Just as I reached the bottom of it my oxygen valve blocked totally and I actually lost consciousness for a few moments. But I got the mask off again and managed to gasp my way up the ropes that weren't hanging there when Hillary climbed his step. I wasn't to know that three years later an acquaintance of mine was to die on that very spot, and hung from those very ropes for months.

Once above the step I just kept teetering along that narrow icy summit ridge between Nepal and Tibet, between life and death. The sun was intensely bright and the sky was that inky black of very high altitudes. All around were the icy fins of the world's highest mountains. And somewhere along that ridge I experienced one of those existential moments that is the reason why you risk your life. The intensity of the now, the sharp savour of living wholly in the present moment, no past, no worries. The chop of the ice axe, the crunch of the crampons, the hiss of breath- this is the very stuff of life. Eventually I saw a couple of figures just above me, stepped up, and I was there.

I can't remember much. Now it all seems some sort of dream; bright sunlight, a tearing wind, a long flag of ice particles flying downwind of us. A vast drop of two miles into Tibet. We could see across a hundred miles of tightly-packed peaks, and we could see the curvature of the earth. Contorted faces shouting soundlessly, lips blue with oxygen starvation.

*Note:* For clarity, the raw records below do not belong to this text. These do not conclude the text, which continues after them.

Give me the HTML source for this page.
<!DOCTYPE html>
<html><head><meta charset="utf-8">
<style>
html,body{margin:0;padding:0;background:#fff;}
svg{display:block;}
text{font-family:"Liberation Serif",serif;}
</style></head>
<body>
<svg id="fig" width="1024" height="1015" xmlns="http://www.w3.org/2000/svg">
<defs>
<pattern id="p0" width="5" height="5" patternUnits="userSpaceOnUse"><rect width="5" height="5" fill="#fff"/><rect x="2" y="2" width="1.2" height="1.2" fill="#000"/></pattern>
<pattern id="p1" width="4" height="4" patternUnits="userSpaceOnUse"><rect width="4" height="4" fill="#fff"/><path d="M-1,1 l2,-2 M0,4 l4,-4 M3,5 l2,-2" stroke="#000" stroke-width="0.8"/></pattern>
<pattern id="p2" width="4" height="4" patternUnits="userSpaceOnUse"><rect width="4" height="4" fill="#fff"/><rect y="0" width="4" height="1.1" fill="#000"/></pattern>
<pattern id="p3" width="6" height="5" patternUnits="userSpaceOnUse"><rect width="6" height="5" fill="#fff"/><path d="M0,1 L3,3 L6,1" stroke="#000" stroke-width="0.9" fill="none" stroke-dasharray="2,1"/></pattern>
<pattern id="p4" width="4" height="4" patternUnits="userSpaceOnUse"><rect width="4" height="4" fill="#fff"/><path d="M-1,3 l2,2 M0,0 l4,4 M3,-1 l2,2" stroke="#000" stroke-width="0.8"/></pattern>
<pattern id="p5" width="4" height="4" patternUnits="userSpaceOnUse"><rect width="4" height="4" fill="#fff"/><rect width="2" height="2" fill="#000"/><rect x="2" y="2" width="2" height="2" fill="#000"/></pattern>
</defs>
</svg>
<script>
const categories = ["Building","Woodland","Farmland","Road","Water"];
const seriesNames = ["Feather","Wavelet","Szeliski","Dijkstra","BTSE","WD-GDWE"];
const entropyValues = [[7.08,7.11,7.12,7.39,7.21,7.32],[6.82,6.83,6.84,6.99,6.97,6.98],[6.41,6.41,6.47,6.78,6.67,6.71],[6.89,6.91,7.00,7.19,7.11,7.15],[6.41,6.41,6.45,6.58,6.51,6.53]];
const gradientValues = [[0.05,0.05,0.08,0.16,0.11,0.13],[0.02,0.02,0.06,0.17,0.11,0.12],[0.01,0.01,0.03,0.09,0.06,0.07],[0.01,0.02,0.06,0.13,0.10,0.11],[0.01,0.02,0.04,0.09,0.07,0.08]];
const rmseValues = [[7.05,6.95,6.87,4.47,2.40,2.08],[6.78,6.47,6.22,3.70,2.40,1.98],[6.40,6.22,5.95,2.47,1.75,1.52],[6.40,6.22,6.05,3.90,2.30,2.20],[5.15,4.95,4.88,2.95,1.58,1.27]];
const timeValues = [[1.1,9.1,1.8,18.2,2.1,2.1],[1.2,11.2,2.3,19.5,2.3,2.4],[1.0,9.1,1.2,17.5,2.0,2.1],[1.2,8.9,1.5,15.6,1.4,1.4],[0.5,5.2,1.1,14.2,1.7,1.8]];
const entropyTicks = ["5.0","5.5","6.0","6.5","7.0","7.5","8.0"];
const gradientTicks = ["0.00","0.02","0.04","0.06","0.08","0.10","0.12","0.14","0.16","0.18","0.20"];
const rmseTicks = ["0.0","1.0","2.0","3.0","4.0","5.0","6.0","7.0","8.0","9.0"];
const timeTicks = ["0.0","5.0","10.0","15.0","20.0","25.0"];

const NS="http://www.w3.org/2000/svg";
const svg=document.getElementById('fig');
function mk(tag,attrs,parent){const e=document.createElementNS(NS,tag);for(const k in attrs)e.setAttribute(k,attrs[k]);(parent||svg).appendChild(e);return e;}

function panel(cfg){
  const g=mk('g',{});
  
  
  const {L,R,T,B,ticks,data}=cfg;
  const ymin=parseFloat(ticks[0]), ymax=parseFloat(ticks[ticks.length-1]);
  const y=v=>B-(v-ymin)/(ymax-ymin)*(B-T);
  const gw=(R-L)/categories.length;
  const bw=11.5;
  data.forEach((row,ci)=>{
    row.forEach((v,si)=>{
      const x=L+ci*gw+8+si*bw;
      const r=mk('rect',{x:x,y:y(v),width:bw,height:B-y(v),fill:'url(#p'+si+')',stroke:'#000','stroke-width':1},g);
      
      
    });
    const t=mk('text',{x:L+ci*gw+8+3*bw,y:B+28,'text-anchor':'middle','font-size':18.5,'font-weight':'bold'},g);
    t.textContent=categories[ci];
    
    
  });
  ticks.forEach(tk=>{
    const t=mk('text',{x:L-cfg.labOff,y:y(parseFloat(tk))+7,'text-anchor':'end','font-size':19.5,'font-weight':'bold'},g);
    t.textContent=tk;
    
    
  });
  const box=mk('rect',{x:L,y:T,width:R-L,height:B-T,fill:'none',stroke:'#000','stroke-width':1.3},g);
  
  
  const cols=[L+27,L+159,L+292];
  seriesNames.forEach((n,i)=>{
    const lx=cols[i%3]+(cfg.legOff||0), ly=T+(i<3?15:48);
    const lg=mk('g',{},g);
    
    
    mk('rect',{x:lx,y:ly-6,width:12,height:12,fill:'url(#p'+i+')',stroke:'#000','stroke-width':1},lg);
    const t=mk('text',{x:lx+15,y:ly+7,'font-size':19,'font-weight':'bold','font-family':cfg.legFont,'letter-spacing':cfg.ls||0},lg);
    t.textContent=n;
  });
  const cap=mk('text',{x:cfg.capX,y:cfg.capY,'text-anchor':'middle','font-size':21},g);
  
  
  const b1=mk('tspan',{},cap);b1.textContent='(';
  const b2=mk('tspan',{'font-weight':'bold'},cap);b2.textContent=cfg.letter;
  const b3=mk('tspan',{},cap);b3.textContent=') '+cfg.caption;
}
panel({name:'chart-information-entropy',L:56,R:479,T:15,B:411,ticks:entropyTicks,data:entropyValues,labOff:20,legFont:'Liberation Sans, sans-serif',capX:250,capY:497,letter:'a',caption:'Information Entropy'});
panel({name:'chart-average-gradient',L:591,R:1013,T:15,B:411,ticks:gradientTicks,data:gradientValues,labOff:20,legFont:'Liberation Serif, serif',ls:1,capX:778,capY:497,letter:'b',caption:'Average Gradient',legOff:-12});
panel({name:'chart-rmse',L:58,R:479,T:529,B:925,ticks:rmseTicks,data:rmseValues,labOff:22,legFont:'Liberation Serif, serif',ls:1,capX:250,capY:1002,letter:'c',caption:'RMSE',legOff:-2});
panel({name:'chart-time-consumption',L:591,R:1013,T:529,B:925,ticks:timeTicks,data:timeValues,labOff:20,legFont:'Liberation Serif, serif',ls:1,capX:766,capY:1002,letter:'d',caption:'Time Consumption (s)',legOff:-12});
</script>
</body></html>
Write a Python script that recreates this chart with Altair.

Doctors prove with blood samples that climbers are actually in the process of dying up there on the summit, but I should say that is where I started to live. Soon we had to turn back, and face the most dangerous part of our climb- the descent.

But all of this was from the south, Nepali side of the mountain so I was unable to search the terrace where it is believed Mallory lies, although from the summit I could see it from above. The grandson of Mallory, another George Mallory, has also climbed the mountain to settle family business, but did not have time to search the area for signs of his famous grandfather.

I would like to have another attempt to find the camera, and am in the process of setting up an expedition to Everest's North Face. As all the members have climbed the mountain, its summit holds no pressing fascination for us. Most climbers at 26,000 feet on Everest have no time or interest in searching for remains- their sights are fixed on the top. Using a new form of radar-imaging device tuned to an identical V.P.K. camera I think we have the best chance yet of finding a vital clue.

As it can be imagined, I would respect the dead should I ever find them. What I want to find out is the answer to a seventy-five year old question: was Mount Everest climbed in 1924?